What they give us is often what we ask for. Most of us live lives better than those of the queens and kings of yore, yet we want more. We, meaning me too, are addicted to the soft existence the current economic system gives us, and now we are too soft to revolt, for it would mean losing some of the comforts to which we have become addicted, so we let things lie. Which they use to their advantage.

I look at this my house and try to count the things I own. I give up after the coats, shirts, pencils, books and on it goes. Once everything I owned fitted in the back of our 2CV car. I’m not alone, I imagine almost everyone I know is as guilty and all this comes from an addiction to the system which has made the economic cultural world we live in.
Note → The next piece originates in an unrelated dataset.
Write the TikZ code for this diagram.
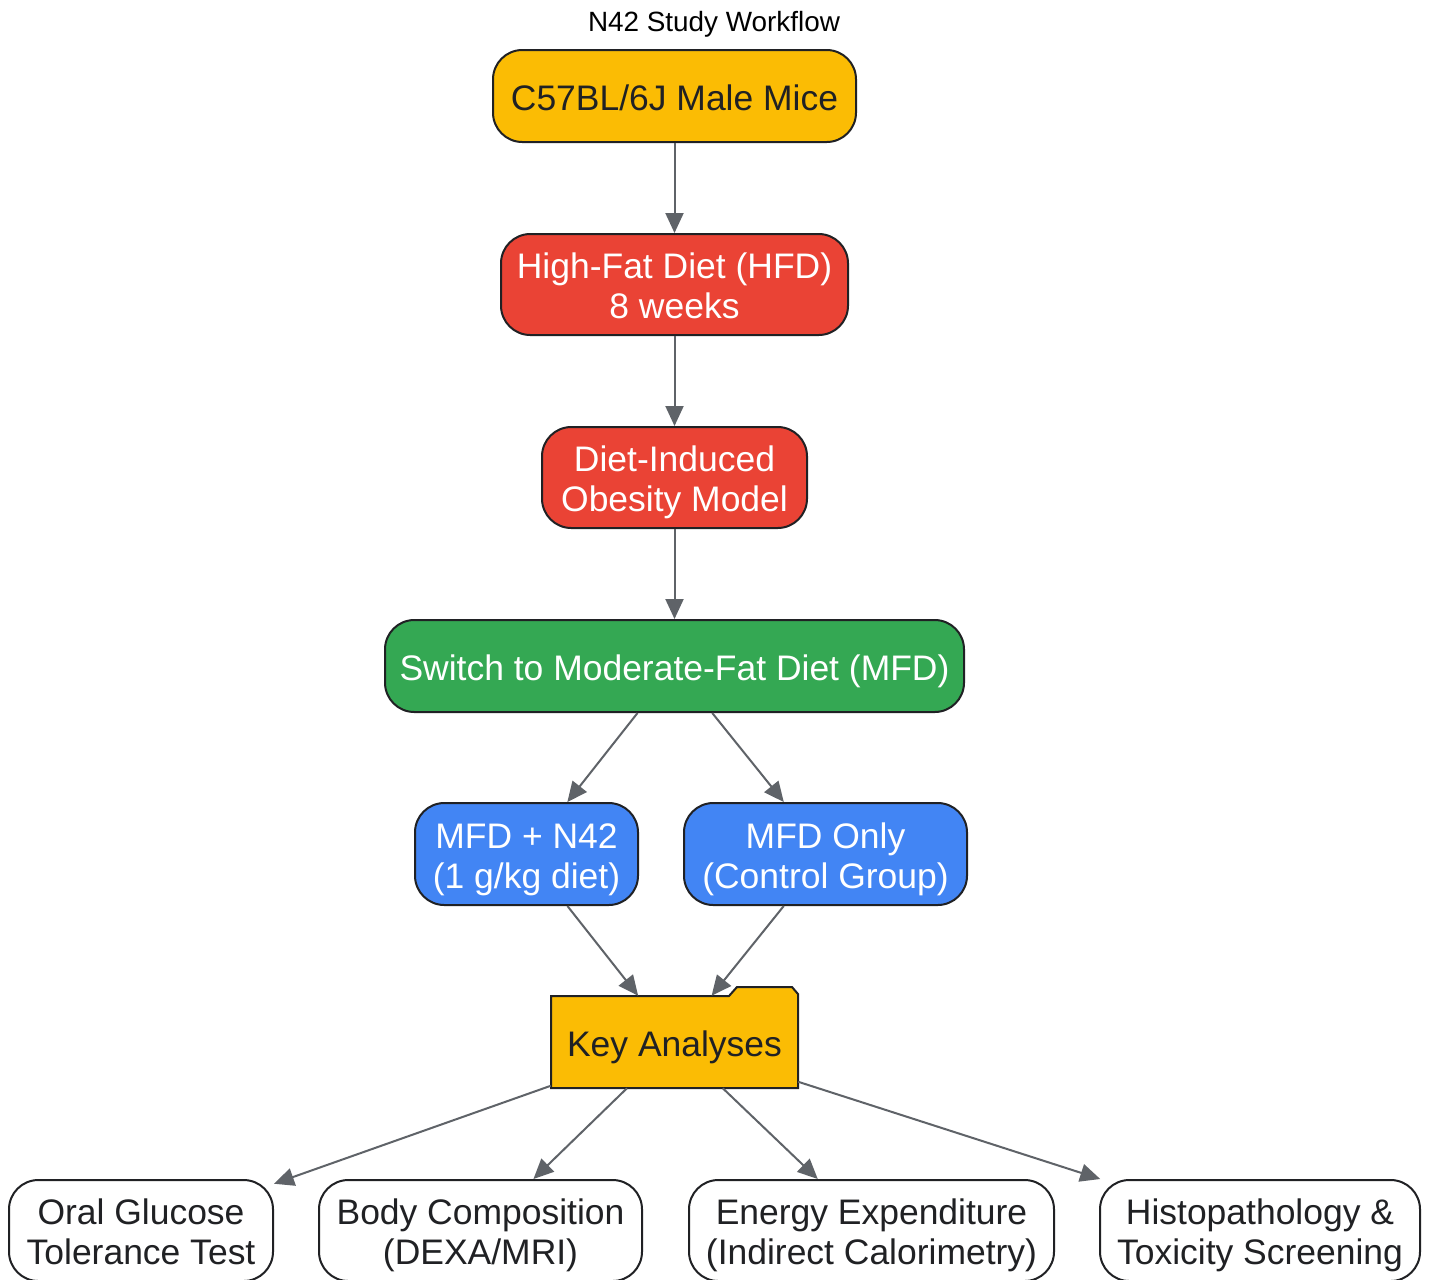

Things have become our entertainers, yet once we were content to lean upon the garden gate, listening to the world, chatting to our neighbours, now we are on this ladder of eternal consumption.


“The elephant in the room isn’t Boris,” said a woman standing with us, “it’s changing climate, which is too vague to concern us as we dash about.”

Our leaders, knowing the pulse of our consciousnesses, also ignore it. Did you realise that 25% of current global CO2 emissions have accrued since 2005? So what are we achieving with all these supposed Climate Talks? Well, our leaders, be they Boris or Xi, know we are still hooked on consumption and so they aren’t as serious as they ought to be.

Though we don’t believe it, we have the power to shift things. We have often changed our systems and leaders, think - French Revolution, they turned the system up-side-down. We can do so if we want - it is said that it’ll take roughly a year to retool to kick start a sustainable economy. They say there’s not the money, well, it is estimated that’ll cost about £30 billion; our outgoing Prime Minister just lost the country £87 billion in a couple of days… and we’re still here.

All it takes is for enough of us to know we can shift things. We can do it.